BİR MÜCEVHER GİBİYDİ...Ülkemizdeki restorasyon facialarına bir örnek daha eklendi, o da bir asırlık geçmişi olan Moda İskelesi. Ünlü mimar Vedat Tek’in 1916-1917yılları arasında yaptığı, bu küçük ama Moda kıyısını bir mücevher gibi süsleyen ve nice yıllara meydan okuyan bu şirin iskele, birçok badireleri atlatıp günümüze dek gelmesine karşın, sanki bu tür yapıların bir yazgısıymış gibi kabul gören restorasyon faciasından ne yazık yakasını kurtaramadı. Uzun süredir tartışmaların odağında olan iskelenin hangi işlevle kullanılıp kullanılmayacağı tartışmalarının ardından gelen restorasyon faciası, iskeleyi tekrar gündeme getirmekle kalmadı, onun değişim ve dönüşüme uğratılması kıyımını da beraberinde getirdi. Bir habere göre iskelede incelemelerde bulunan TMMOB Mimarlar Orası Başkanı Eyüp Muhçu ile TMMOB Mimarlar Odası Kadıköy Temsilcisi Saltık Yüceer, tarihi binada yapılmaması gereken 8 restorasyon hatası tespit etti. Bu hatalar zemin katta yapılan sundurmadan, kapanan yolcu giriş kapılarına, oradan da cephedeki klimalardan deniz kenarından üst katta kapatılan iskeleye kadar bir dizi önemli yerleri kapsıyor. Yani tüm bunlar, bir tarihi binanın restorasyonunda asla yapılmaması gereken hatalar. Diğer taraftan İBB’nin mülkiyeti kendisinde olduğundan, 26 maddeye istinaden ruhsatsız olarak restorasyon yaptığı-yaptırdığı iddia ediliyor. Moda İskelesi’ni bu işlemler sonucu MADO’nun alacağı ise işin bir başka yönü.

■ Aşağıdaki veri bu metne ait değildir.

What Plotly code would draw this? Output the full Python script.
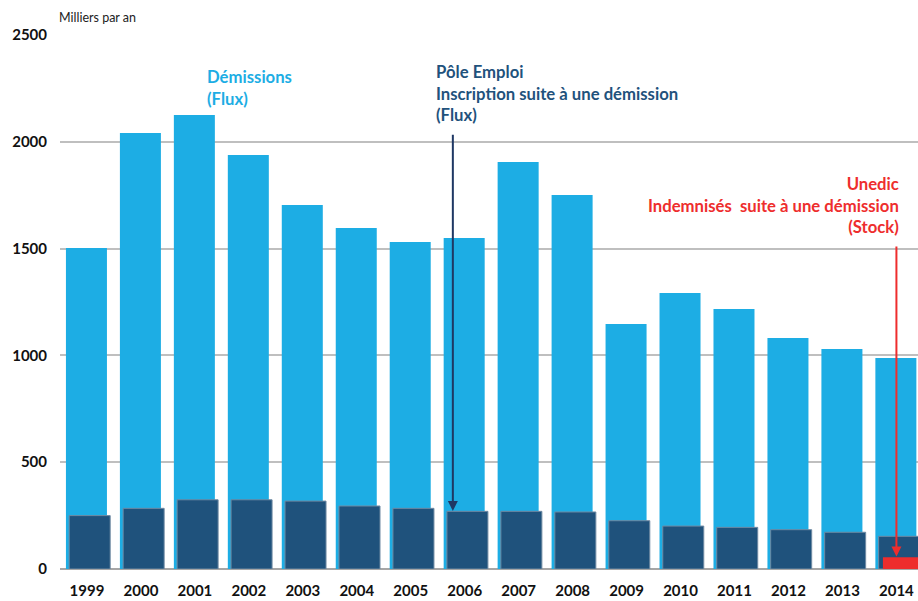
import plotly.graph_objects as go

years = ["1999", "2000", "2001", "2002", "2003", "2004", "2005", "2006",
         "2007", "2008", "2009", "2010", "2011", "2012", "2013", "2014"]
demissions = [1503, 2041, 2125, 1938, 1704, 1596, 1531, 1550,
              1905, 1751, 1147, 1292, 1217, 1081, 1030, 988]
pole_emploi = [250, 284, 324, 324, 318, 295, 284, 270,
               270, 267, 226, 201, 195, 184, 172, 153]
unedic_year = ["2014"]
unedic = [55]
y_ticks = [0, 500, 1000, 1500, 2000, 2500]

LIGHT = "#1DADE4"
DARK = "#1F527C"
RED = "#EE2D2D"
NAVY = "#1F3864"
FONT = "Lato"

fig = go.Figure()
fig.add_trace(go.Bar(x=years, y=demissions, marker=dict(color=LIGHT, line=dict(width=0)),
                     width=0.76, offset=-0.39, name="Démissions"))
fig.add_trace(go.Bar(x=years, y=pole_emploi, marker=dict(color=DARK, line=dict(width=1, color="#6f8aa3")),
                     width=0.76, offset=-0.33, name="Pôle Emploi"))
fig.add_trace(go.Bar(x=unedic_year, y=unedic, marker=dict(color=RED, line=dict(width=0)),
                     width=0.76, offset=-0.25, name="Unedic"))

fig.update_layout(
    width=918, height=601,
    margin=dict(l=60, r=0, t=35, b=32, autoexpand=False),
    barmode="overlay",
    showlegend=False,
    plot_bgcolor="white", paper_bgcolor="white",
    font=dict(family=FONT, size=15, color="#111111"),
    xaxis=dict(type="category", range=[-0.5, 15.4], showgrid=False,
               showline=False, zeroline=False, ticks="", automargin=False,
               tickfont=dict(family=FONT, size=15, color="#111111", weight="bold"),
               ticklabelstandoff=11),
    yaxis=dict(range=[0, 2500], tickvals=y_ticks, showgrid=True, automargin=False,
               gridcolor="#BFBFBF", gridwidth=2, zeroline=True,
               zerolinecolor="#A6A6A6", zerolinewidth=2, ticks="",
               tickfont=dict(family=FONT, size=15, color="#111111", weight="bold"),
               ticklabelstandoff=12),
)

fig.add_annotation(text="Milliers par an", xref="paper", yref="paper", x=-0.004, y=1.0,
                   yshift=18, xanchor="left", yanchor="middle", showarrow=False,
                   font=dict(family=FONT, size=12.5, color="#222222"))

fig.add_annotation(text="<b>Démissions<br>(Flux)</b>", xref="x", yref="y", x=2, y=2254,
                   xshift=10, xanchor="left", yanchor="middle", align="left", showarrow=False,
                   font=dict(family=FONT, size=16.7, color=LIGHT))

fig.add_annotation(text="<b>Pôle Emploi<br>Inscription suite à une démission<br>(Flux)</b>",
                   xref="x", yref="y", x=6.5, y=2228, xshift=-4, xanchor="left", yanchor="middle",
                   align="left", showarrow=False,
                   font=dict(family=FONT, size=16.7, color=DARK))

fig.add_annotation(text="<b>Unedic<br>Indemnisés  suite à une démission<br>(Stock)</b>",
                   xref="x", yref="y", x=15, y=1700, xshift=5, xanchor="right", yanchor="middle",
                   align="right", showarrow=False,
                   font=dict(family=FONT, size=16.7, color=RED))

fig.add_annotation(text="", xref="x", yref="y", x=6.78, y=272,
                   axref="x", ayref="y", ax=6.78, ay=2040,
                   showarrow=True, arrowhead=2, arrowsize=1, arrowwidth=2, arrowcolor=NAVY)

fig.add_annotation(text="", xref="x", yref="y", x=15.0, y=58,
                   axref="x", ayref="y", ax=15.0, ay=1517,
                   showarrow=True, arrowhead=2, arrowsize=1, arrowwidth=2, arrowcolor=RED)

fig.write_html("out.html", config={"displayModeBar": False},
               post_script="document.body.style.margin='0';")
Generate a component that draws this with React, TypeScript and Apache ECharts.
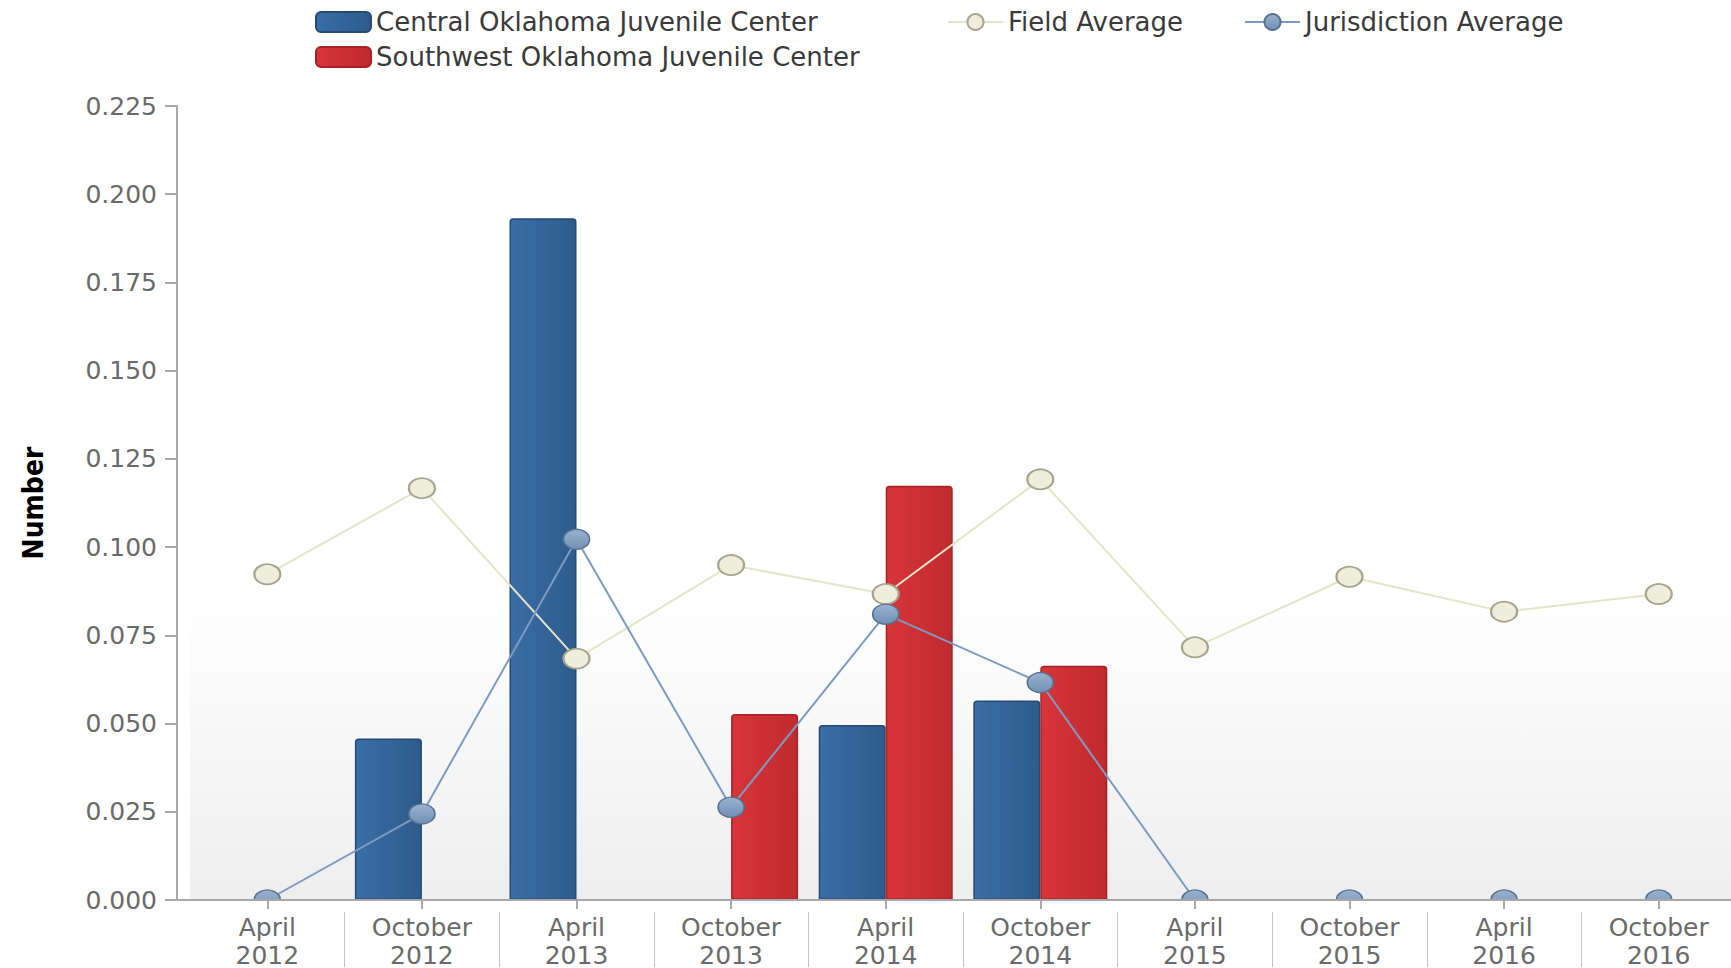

HEP SORUN OLAN 2 ŞEYBizim ülkemizde 2 şey öteden beri sorun oluyor. Bunlardan biri heykeller, diğeri ise tarihi binaların restorasyonu. Birincisi bir dizi kısır ve yararsız tartışmaların örneği olurken, ikincisi ne yazık ki bir dizi faciaların oluşmasına zemin hazırlıyor. Bir heykel yapılmasın ki, tartışma olmasın. Bunun için meydanlarımız ve kentlerimiz heykelsiz, ya da bu tür tartışmalardan kurtulmak için yapılan karpuz, horoz, portakal, kiraz ve armut gibi dünyada eşine benzerine rastlanmayacak ürünlere ait. Ama yine de heykeller açısından bir şansımız var, onları beğenmediğimiz zaman yıkma, yerişine yenisini yapma şansımız var. Ama restorasyonlar işi o kadar kolay değil. Bir yanda onca yılın yaşanmışlıklarıyla tozlanmış tarih var, öbür yanda da onun eski konumuna çevrilmeyecek kadar rezil edilmesi. Onun için kötü bir restorasyondan geriye dönüş pek yoktur. Ya yıkacaksınız (o da bir başka katliam) ya da ömür boyu o tarihin çaptırılmış, bir aymazlık sonucu oluşturulmuş olan kitch örneğini gelecek kuşaklara kötü bir miras olarak bırakacaksınız. Yani kuşaklar boyu bağışlanmayacak bir hata.Son yıllarda Eskişehir Seyitgazi’deki Selçuklu dönemine ait Seyyid Battal Türbesi’nden, Antalya’daki Aspendos tiyatrosuna, İstanbul’daki Atik Valide Külliyesinden, Ağrı’daki İshak Paşa Sarayına ve de Şile ilçesinde Sünger Bob Kare Pantolon çizgi kahramanına benzetilen kaleye kadar sayılmayacak örnekleri olan bu restorasyon facialarıyla, yalnızca kentlerimizin -her geçen gün giderek bozulan- tarihsel estetik görünümüne değil, onun da ötesinde geçmişimize, zamanla örtüşen ve geleceğe aktarılan belleğini de ihanet ediyoruz. Geçmişten bu denli övgüyle söz edip de, geçmişin içine bu kadar müdahale edilmesini sanırım bizler hiçbir dönemde bu denli yoğun ve umursamazca yaşamadık.